Three democrats in the California Senate are urging the state not to invest employee pension funds in Russia as a protest against the country’s new law against promoting homosexuality to minors.
The non-binding resolution, was submitted to the state by Senate
President Daniel Steinberg, Senators Mark Leno and Ricardo Lara.
The document demands suspending “direct future investments in
Russia” by the California Public Employee Retirement System
(CalPERS) and the California State Teachers Retirement System
"The anti-gay laws recently passed in Russia are an unconscionable affront to LGBT people across the world, not just those who live in that country,” Leno said in a statement. “Californians cannot silently sit back and tacitly condone these practices by continuing to invest in and support Russian enterprises.”
Senators also asks the International Olympic Committee to provide a written guarantee from the Russian state that visitors to the 2014 Winter Olympics in Sochi will not be prosecuted under the new Russian legislature.
June figures showed that CalPERS investment portfolio held 53.3 percent of its $266 billion fund in US and non-U.S. stocks. CalPERS has $1.4 billion invested in Russia, according to Joe DeAnda, a spokesman for the system.
“CalPERS is a strong defender of human and civil rights across the globe,” DeAnda told LA Times. “CalPERS always strives to be a responsible investor as we uphold our fiduciary duty to our members and their retirement security.
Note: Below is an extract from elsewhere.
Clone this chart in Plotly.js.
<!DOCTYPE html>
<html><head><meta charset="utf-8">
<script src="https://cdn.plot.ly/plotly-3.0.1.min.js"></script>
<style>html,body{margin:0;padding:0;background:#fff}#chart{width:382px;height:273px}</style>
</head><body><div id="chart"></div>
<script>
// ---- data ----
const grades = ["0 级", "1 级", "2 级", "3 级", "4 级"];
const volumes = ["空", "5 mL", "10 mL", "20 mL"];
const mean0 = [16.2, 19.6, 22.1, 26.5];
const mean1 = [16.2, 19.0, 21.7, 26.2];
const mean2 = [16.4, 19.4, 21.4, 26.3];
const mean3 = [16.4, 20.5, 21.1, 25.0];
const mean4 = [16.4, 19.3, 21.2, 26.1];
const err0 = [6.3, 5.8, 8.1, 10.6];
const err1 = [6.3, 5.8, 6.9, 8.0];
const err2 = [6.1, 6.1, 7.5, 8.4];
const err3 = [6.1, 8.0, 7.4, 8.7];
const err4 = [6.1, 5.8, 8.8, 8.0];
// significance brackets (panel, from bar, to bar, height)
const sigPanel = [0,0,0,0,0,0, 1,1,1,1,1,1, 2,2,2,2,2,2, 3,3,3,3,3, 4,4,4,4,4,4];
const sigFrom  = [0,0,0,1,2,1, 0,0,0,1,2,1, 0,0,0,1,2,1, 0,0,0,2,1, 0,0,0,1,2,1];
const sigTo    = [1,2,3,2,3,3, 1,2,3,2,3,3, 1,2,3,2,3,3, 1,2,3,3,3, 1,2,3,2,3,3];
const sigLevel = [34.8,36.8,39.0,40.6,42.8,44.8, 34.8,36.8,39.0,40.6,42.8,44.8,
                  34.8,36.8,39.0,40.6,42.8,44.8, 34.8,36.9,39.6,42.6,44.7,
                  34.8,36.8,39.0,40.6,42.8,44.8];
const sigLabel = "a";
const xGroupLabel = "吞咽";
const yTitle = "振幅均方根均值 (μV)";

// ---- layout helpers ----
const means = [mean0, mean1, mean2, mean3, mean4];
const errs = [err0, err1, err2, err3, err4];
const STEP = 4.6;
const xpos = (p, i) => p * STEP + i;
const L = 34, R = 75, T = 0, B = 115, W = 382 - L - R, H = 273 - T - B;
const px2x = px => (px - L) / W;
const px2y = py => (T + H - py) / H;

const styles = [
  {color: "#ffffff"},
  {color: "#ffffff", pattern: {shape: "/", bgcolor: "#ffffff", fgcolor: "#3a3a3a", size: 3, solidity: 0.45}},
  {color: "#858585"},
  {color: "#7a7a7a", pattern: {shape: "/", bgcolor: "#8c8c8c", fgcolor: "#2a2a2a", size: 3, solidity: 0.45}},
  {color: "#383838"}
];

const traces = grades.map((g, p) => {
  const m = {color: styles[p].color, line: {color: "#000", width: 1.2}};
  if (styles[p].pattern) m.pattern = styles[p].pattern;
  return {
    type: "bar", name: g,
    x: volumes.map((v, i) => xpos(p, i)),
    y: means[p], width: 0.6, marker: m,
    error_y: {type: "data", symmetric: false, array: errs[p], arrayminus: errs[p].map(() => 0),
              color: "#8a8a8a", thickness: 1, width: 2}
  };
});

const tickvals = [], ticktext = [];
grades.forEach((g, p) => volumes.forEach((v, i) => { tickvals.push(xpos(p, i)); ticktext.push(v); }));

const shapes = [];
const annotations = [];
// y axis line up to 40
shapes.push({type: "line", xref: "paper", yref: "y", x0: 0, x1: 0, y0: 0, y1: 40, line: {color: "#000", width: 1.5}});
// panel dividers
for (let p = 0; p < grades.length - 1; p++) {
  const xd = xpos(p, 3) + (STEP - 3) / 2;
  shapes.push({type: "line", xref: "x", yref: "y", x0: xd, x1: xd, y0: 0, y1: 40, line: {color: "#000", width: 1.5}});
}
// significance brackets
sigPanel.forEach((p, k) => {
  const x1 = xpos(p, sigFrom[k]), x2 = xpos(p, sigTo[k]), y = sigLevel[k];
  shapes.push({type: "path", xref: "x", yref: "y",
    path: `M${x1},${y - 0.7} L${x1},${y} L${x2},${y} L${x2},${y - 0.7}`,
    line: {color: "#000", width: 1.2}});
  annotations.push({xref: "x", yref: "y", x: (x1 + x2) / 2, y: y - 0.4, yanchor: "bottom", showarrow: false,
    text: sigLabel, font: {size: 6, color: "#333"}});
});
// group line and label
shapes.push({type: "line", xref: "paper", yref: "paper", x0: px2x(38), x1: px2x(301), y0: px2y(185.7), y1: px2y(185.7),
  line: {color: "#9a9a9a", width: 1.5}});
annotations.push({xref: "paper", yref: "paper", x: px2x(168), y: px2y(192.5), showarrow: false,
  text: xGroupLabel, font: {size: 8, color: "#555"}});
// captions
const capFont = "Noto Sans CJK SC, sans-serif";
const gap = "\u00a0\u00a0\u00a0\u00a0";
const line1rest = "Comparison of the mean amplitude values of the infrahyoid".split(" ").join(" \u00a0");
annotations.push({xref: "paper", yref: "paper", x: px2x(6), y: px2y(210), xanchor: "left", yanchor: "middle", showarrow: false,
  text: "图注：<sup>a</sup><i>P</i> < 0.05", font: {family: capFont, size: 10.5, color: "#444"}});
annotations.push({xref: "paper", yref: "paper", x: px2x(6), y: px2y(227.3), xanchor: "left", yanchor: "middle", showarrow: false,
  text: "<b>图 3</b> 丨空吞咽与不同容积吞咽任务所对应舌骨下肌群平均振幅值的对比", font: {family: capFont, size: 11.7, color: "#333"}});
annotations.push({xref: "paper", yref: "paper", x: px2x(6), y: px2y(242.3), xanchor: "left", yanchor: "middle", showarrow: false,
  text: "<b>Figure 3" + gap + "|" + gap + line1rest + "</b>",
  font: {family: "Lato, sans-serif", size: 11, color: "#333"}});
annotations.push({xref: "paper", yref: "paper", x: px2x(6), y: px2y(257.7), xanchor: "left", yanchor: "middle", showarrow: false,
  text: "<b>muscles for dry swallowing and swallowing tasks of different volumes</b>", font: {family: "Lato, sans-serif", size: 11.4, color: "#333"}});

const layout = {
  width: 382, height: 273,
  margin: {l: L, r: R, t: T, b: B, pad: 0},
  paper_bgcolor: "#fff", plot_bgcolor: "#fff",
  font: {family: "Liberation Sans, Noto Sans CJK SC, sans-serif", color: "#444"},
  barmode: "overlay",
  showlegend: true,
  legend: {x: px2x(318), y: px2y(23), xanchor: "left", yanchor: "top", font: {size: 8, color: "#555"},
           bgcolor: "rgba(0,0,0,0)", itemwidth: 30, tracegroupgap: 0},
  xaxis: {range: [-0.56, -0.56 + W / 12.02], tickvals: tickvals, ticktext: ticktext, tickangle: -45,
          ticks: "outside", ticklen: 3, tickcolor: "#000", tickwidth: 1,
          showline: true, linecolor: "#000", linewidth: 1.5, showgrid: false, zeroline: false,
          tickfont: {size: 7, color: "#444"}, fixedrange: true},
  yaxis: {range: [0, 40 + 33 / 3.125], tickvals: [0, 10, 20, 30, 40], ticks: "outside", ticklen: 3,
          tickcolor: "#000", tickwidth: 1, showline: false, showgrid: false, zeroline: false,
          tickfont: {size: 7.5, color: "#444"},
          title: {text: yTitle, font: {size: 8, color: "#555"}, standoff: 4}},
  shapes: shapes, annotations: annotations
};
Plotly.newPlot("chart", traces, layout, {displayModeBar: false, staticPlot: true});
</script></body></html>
CalPERS will continue its prudent review of all investments and will consider current developments as it abides by all applicable laws.”
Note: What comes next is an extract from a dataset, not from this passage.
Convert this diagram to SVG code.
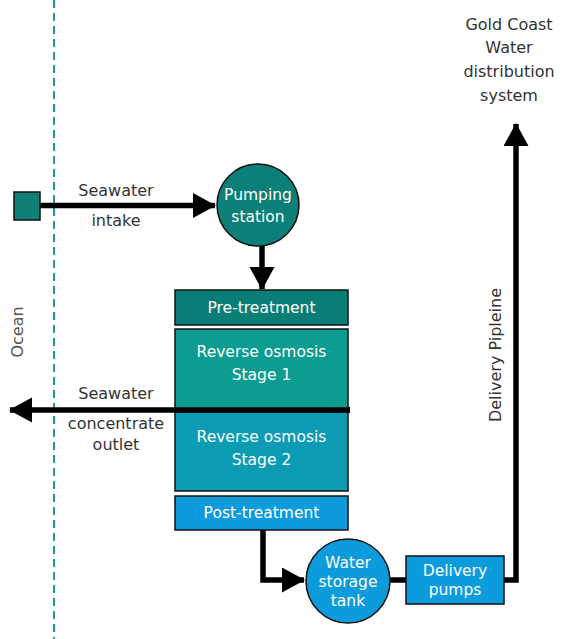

In July CalPERS created a joint venture with real estate company to become the co-owner of a of 2.2 million-square-foot shopping center in Moscow when it bought an interest in the Metropolis Shopping and Entertainment Mall from Morgan Stanley Real Estate Investing.
Meanwhile, the California State Teachers’ Retirement System is the second largest public pension fund in the United States.
A law was passed earlier this summer in Russia which levies a fine of up to 50,000 rubles (about $1,500 dollars) on any individuals, and up to 1 million rubles (about $30,000) on any organizations engaged in “propaganda of non-traditional relationships to minors”.
Non-traditional sexual relationships were informally defined by the lawmakers as those that cannot lead to the production of offspring. Under the legislature foreigners engaged to such activity would require to pay the stated fines and would be automatically deported and may be detained for up to 15 days.